Онлайн книга «Когда шагалось нам легко»

Cтраница 28

За пределами дипломатических миссий подвизался исключительно пестрый круг лиц. В него входили уроженец Кавказа – управляющий казино «Хайле Селассие»; француз – главный редактор издания «Courier d’Ethiopie», чрезвычайно легкий на услугу, приветливый, дотошный, скептического склада ума; англичанин, состоявший на абиссинской службе; еще один француз – архитектор, женатый на абиссинке; обанкротившийся, невезучий плантатор-немец; вечно нетрезвый старичок-австралиец – рудоискатель, который привычно подмигивал тебе за стаканом виски, намекая на богатые месторождения платины в здешних горах, и сулил указать координаты, если возникнет у него такое желание.

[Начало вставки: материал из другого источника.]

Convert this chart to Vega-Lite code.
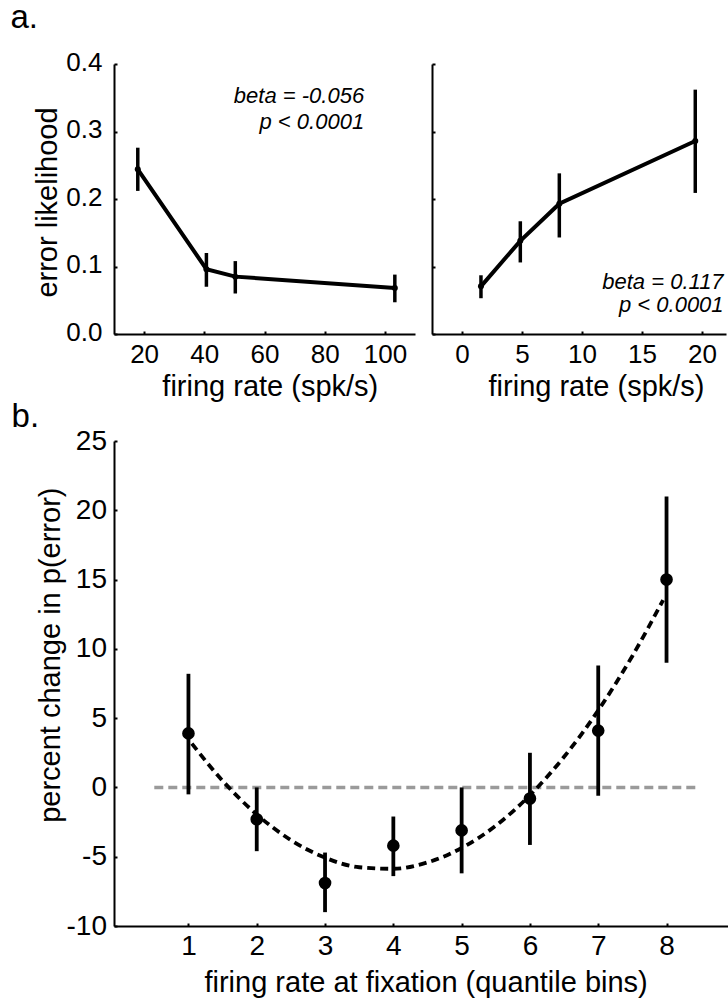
{
  "$schema": "https://vega.github.io/schema/vega-lite/v6.json",
  "background": "white",
  "padding": {"left": 10, "top": 2, "right": 0, "bottom": 0},
  "datasets": {
    "left": [
      {"rate": 17.9, "p": 0.244, "lo": 0.212, "hi": 0.276},
      {"rate": 40.7, "p": 0.096, "lo": 0.070, "hi": 0.120},
      {"rate": 50.3, "p": 0.085, "lo": 0.060, "hi": 0.108},
      {"rate": 103.3, "p": 0.068, "lo": 0.047, "hi": 0.088}
    ],
    "right": [
      {"rate": 1.58, "p": 0.0706, "lo": 0.053, "hi": 0.087},
      {"rate": 4.86, "p": 0.138, "lo": 0.106, "hi": 0.167},
      {"rate": 8.11, "p": 0.193, "lo": 0.143, "hi": 0.238},
      {"rate": 19.44, "p": 0.286, "lo": 0.209, "hi": 0.362}
    ],
    "bins": [
      {"bin": 1, "pct": 3.9, "lo": -0.5, "hi": 8.2},
      {"bin": 2, "pct": -2.3, "lo": -4.6, "hi": 0.0},
      {"bin": 3, "pct": -6.9, "lo": -9.0, "hi": -4.7},
      {"bin": 4, "pct": -4.2, "lo": -6.4, "hi": -2.1},
      {"bin": 5, "pct": -3.1, "lo": -6.2, "hi": 0.0},
      {"bin": 6, "pct": -0.8, "lo": -4.15, "hi": 2.5},
      {"bin": 7, "pct": 4.1, "lo": -0.6, "hi": 8.8},
      {"bin": 8, "pct": 15.0, "lo": 9.0, "hi": 21.0}
    ],
    "fit": [
      {"bin": 1.05, "fit": 3.16},
      {"bin": 1.5, "fit": 0.48},
      {"bin": 2.0, "fit": -1.95},
      {"bin": 2.5, "fit": -3.8},
      {"bin": 3.0, "fit": -5.07},
      {"bin": 3.5, "fit": -5.76},
      {"bin": 4.0, "fit": -5.87},
      {"bin": 4.5, "fit": -5.41},
      {"bin": 5.0, "fit": -4.37},
      {"bin": 5.5, "fit": -2.76},
      {"bin": 6.0, "fit": -0.56},
      {"bin": 6.5, "fit": 2.21},
      {"bin": 7.0, "fit": 5.56},
      {"bin": 7.5, "fit": 9.49},
      {"bin": 7.95, "fit": 13.52}
    ]
  },
  "config": {
    "view": {"stroke": null},
    "font": "Liberation Sans",
    "axis": {
      "grid": false,
      "domainColor": "#000000",
      "domainWidth": 2,
      "tickColor": "#000000",
      "tickWidth": 2,
      "tickSize": -3,
      "labelColor": "#000000",
      "labelFont": "Liberation Sans",
      "labelFontSize": 26,
      "labelFlush": false,
      "labelOverlap": false,
      "titleFont": "Liberation Sans",
      "titleFontWeight": "normal",
      "titleColor": "#000000",
      "titleFontSize": 29,
      "titleBaseline": "alphabetic"
    }
  },
  "concat": [
    {
      "hconcat": [
        {
          "width": 301,
          "height": 270,
          "layer": [
            {
              "data": {"name": "left"},
              "mark": {"type": "line", "color": "#000000", "strokeWidth": 4},
              "encoding": {
                "x": {"field": "rate", "type": "quantitative", "scale": {"domain": [10, 110], "nice": false, "zero": false},
                      "axis": {"values": [20, 40, 60, 80, 100], "labelFontSize": 26, "labelPadding": 10, "title": "firing rate (spk/s)", "titleX": 155.8, "titleY": 61}},
                "y": {"field": "p", "type": "quantitative", "scale": {"domain": [0, 0.4], "nice": false, "zero": false},
                      "axis": {"values": [0, 0.1, 0.2, 0.3, 0.4], "format": ".1f", "labelFontSize": 26, "labelPadding": 15, "labelOffset": -2, "title": "error likelihood", "titleX": -58, "titleY": 138}}
              }
            },
            {
              "data": {"name": "left"},
              "mark": {"type": "rule", "color": "#000000", "strokeWidth": 3.5},
              "encoding": {
                "x": {"field": "rate", "type": "quantitative", "title": "firing rate (spk/s)"},
                "y": {"field": "lo", "type": "quantitative", "title": "error likelihood"},
                "y2": {"field": "hi"}
              }
            },
            {
              "data": {"name": "left"},
              "mark": {"type": "circle", "color": "#000000", "opacity": 1, "size": 36},
              "encoding": {
                "x": {"field": "rate", "type": "quantitative", "title": "firing rate (spk/s)"},
                "y": {"field": "p", "type": "quantitative", "title": "error likelihood"}
              }
            },
            {
              "data": {"values": [{}]},
              "mark": {"type": "text", "align": "right", "baseline": "alphabetic", "fontStyle": "italic", "fontSize": 22, "color": "#000000"},
              "encoding": {"x": {"datum": 93.1}, "y": {"datum": 0.342}, "text": {"value": "beta = -0.056"}}
            },
            {
              "data": {"values": [{}]},
              "mark": {"type": "text", "align": "right", "baseline": "alphabetic", "fontStyle": "italic", "fontSize": 22, "color": "#000000"},
              "encoding": {"x": {"datum": 93.1}, "y": {"datum": 0.3037}, "text": {"value": "p < 0.0001"}}
            },
            {
              "data": {"values": [{}]},
              "mark": {"type": "text", "align": "left", "baseline": "alphabetic", "fontSize": 33, "color": "#000000"},
              "encoding": {"x": {"datum": -24.39}, "y": {"datum": 0.4533}, "text": {"value": "a."}}
            }
          ]
        },
        {
          "width": 294,
          "height": 270,
          "layer": [
            {
              "data": {"name": "right"},
              "mark": {"type": "line", "color": "#000000", "strokeWidth": 4},
              "encoding": {
                "x": {"field": "rate", "type": "quantitative", "scale": {"domain": [-2.5, 22], "nice": false, "zero": false},
                      "axis": {"values": [0, 5, 10, 15, 20], "labelFontSize": 26, "labelPadding": 10, "title": "firing rate (spk/s)", "titleX": 164, "titleY": 61}},
                "y": {"field": "p", "type": "quantitative", "scale": {"domain": [0, 0.4], "nice": false, "zero": false},
                      "axis": {"values": [0, 0.1, 0.2, 0.3, 0.4], "labels": false, "title": null}}
              }
            },
            {
              "data": {"name": "right"},
              "mark": {"type": "rule", "color": "#000000", "strokeWidth": 3.5},
              "encoding": {
                "x": {"field": "rate", "type": "quantitative", "title": "firing rate (spk/s)"},
                "y": {"field": "lo", "type": "quantitative", "title": null},
                "y2": {"field": "hi"}
              }
            },
            {
              "data": {"name": "right"},
              "mark": {"type": "circle", "color": "#000000", "opacity": 1, "size": 36},
              "encoding": {
                "x": {"field": "rate", "type": "quantitative", "title": "firing rate (spk/s)"},
                "y": {"field": "p", "type": "quantitative", "title": null}
              }
            },
            {
              "data": {"values": [{}]},
              "mark": {"type": "text", "align": "right", "baseline": "alphabetic", "fontStyle": "italic", "fontSize": 22, "color": "#000000"},
              "encoding": {"x": {"datum": 21.8}, "y": {"datum": 0.0667}, "text": {"value": "beta = 0.117"}}
            },
            {
              "data": {"values": [{}]},
              "mark": {"type": "text", "align": "right", "baseline": "alphabetic", "fontStyle": "italic", "fontSize": 22, "color": "#000000"},
              "encoding": {"x": {"datum": 21.8}, "y": {"datum": 0.032}, "text": {"value": "p < 0.0001"}}
            }
          ]
        }
      ],
      "spacing": 16
    },
    {
      "width": 614,
      "height": 485,
      "layer": [
        {
          "data": {"values": [{}]},
          "mark": {"type": "rule", "color": "#9a9a9a", "strokeWidth": 3.6, "strokeDash": [9, 5]},
          "encoding": {
            "x": {"datum": 0.5, "scale": {"domain": [-0.09, 8.9], "nice": false, "zero": false},
                  "axis": {"values": [1, 2, 3, 4, 5, 6, 7, 8], "labelExpr": "'' + datum.value", "labelFontSize": 28, "labelPadding": 9, "title": "firing rate at fixation (quantile bins)", "titleX": 311.6, "titleY": 65.4}},
            "x2": {"datum": 8.45},
            "y": {"datum": 0, "scale": {"domain": [-10, 25], "nice": false, "zero": false},
                  "axis": {"values": [-10, -5, 0, 5, 10, 15, 20, 25], "labelExpr": "'' + datum.value", "labelFontSize": 28, "labelPadding": 10.5, "title": "percent change in p(error)", "titleX": -54.4, "titleY": 213.7}}
          }
        },
        {
          "data": {"name": "fit"},
          "mark": {"type": "line", "color": "#000000", "strokeWidth": 3.8, "strokeDash": [8, 5], "interpolate": "monotone"},
          "encoding": {
            "x": {"field": "bin", "type": "quantitative", "title": "firing rate at fixation (quantile bins)"},
            "y": {"field": "fit", "type": "quantitative", "title": "percent change in p(error)"}
          }
        },
        {
          "data": {"name": "bins"},
          "mark": {"type": "rule", "color": "#000000", "strokeWidth": 3.8},
          "encoding": {
            "x": {"field": "bin", "type": "quantitative", "title": "firing rate at fixation (quantile bins)"},
            "y": {"field": "lo", "type": "quantitative", "title": "percent change in p(error)"},
            "y2": {"field": "hi"}
          }
        },
        {
          "data": {"name": "bins"},
          "mark": {"type": "circle", "color": "#000000", "opacity": 1, "size": 160},
          "encoding": {
            "x": {"field": "bin", "type": "quantitative", "title": "firing rate at fixation (quantile bins)"},
            "y": {"field": "pct", "type": "quantitative", "title": "percent change in p(error)"}
          }
        },
        {
          "data": {"values": [{}]},
          "mark": {"type": "text", "align": "left", "baseline": "alphabetic", "fontSize": 33, "color": "#000000"},
          "encoding": {"x": {"datum": -1.589}, "y": {"datum": 26.01}, "text": {"value": "b."}}
        }
      ]
    }
  ],
  "columns": 1,
  "align": "none",
  "spacing": 0
}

К тому же кругу принадлежал и господин Халль, с кем я не от хорошей жизни коротал томительные часы: коммерсант немецко-абиссинского происхождения, в высшей степени импозантный, всегда хорошо одетый, не расстававшийся с моноклем, неизменно предупредительный и вдобавок настоящий полиглот. Рядом с казино ему на время коронационных торжеств отвели будочку, напоминавшую консервную банку, и назначили главой – а по сути, единственным сотрудником – bureau d’etrangers [81]. На эту неделю ему вменили в обязанность выслушивать все без исключения претензии всех без исключения иностранцев – как официальных, так и неофициальных лиц, регулировать рассылку новостей в зависимости от характера печатного издания, распространять билеты и составлять списки приглашенных на все мероприятия, организуемые абиссинской стороной; если итальянская телеграфная компания устраивала себе часовой перерыв, жалобы принимал господин Халль; если ретивый офицер полиции отказывал некой персоне в доступе на некую трибуну, господин Халль гарантировал, что этому служаке объявят выговор; если канцелярия его величества забывала размножить текст коронационной службы, господин Халль заверял, что экземпляров хватит на всех; если конный шарабан, заказанный для доставки оркестра на ипподром, попросту не приезжал, если в церкви недоставало памятных медалей, отчеканенных по случаю коронации, если по какому-то поводу или вовсе без повода кто-нибудь в Аддис-Абебе начинал исходить злобой – а на такой высоте над уровнем моря даже самые миролюбивые натуры ни с того ни с сего теряют душевное равновесие, – то недовольных направляли прямиком к господину Халлю. И на каком бы языке ни зашел разговор, у господина Халля все находили понимание, сочувствие, почти женскую деликатность, утешение и похвалу; с мужской решимостью господин Халль фиксировал каждое обращение в блокноте, вставал, с поклонами и улыбками оттеснял умиротворенного посетителя к выходу, в изящных выражениях клялся, что всегда остается к его услугам, и тут же выбрасывал из головы очередной инцидент.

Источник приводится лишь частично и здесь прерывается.